Tomás Róchez

Personal information
- Full name: Tomás Róchez Miguel
- Date of birth: 1 October 1964 (age 61)
- Place of birth: Santa Fe, Honduras
- Position: Defender

Senior career*
- Years: Team / Apps / (Gls)
- 1987–1988: Marathón
- 1990–1991: Santos Laguna / 10 / (0)
- 1993–1994: Petrotela

International career
- 1991–1994: Honduras / 25 / (1)

= Tomás Róchez =

Honduran footballer (born 1964)

Tomás Róchez Miguel (born 1 October 1964) is a retired Honduran football player who made his name with the national team in the early 1990s.

==Club career==
Róchez played for Marathón, Olimpia, Tela Timsa and had a short spell at Mexican side Santos Laguna alongside compatriot Luis Enrique Cálix.

==International career==
Róchez made his debut for Honduras in a June 1991 CONCACAF Gold Cup match against Jamaica and has earned a total of 25 caps, scoring 1 goal.
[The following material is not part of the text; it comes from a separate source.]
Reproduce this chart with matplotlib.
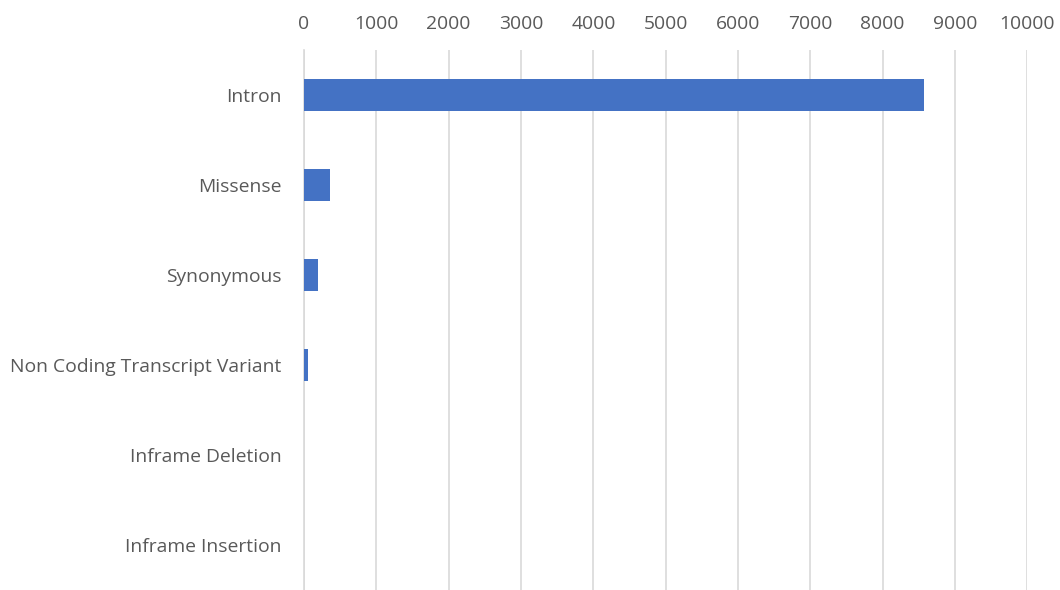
import matplotlib
matplotlib.use("Agg")
import matplotlib.pyplot as plt

categories = ["Intron", "Missense", "Synonymous", "Non Coding Transcript Variant",
              "Inframe Deletion", "Inframe Insertion"]
counts = [8565, 355, 190, 55, 2, 1]
xticks = list(range(0, 10001, 1000))

plt.rcParams['font.family'] = ['Open Sans', 'DejaVu Sans']

fig = plt.figure(figsize=(10.6, 5.9), dpi=100)
ax = fig.add_axes([304 / 1060, 0, (1027.3 - 304) / 1060, 1 - 50 / 590])

ypos = list(range(len(categories)))
ax.barh(ypos, counts, height=0.36, color="#4472C4", zorder=3)
ax.set_ylim(len(categories) - 0.5, -0.5)
ax.set_xlim(0, 10000)
ax.set_xticks(xticks)
ax.set_yticks(ypos)
ax.set_yticklabels(categories)
ax.xaxis.tick_top()
ax.grid(axis="x", color="#D9D9D9", linewidth=1.2, zorder=0)
for s in ["top", "right", "bottom"]:
    ax.spines[s].set_visible(False)
ax.spines["left"].set_color("#D9D9D9")
ax.spines["left"].set_linewidth(1.2)
ax.tick_params(axis="both", length=0, labelsize=13.9, colors="#595959")
ax.tick_params(axis="y", pad=16)
ax.tick_params(axis="x", pad=12)

fig.savefig("out.png", dpi=100)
He has represented his country in 6 FIFA World Cup qualification matches and played at the 1993 UNCAF Nations Cup, as well as at the 1991, and 1993 CONCACAF Gold Cups.

His final international was a June 1994 friendly match against South Korea.

===International goals===
Scores and results list Honduras' goal tally first.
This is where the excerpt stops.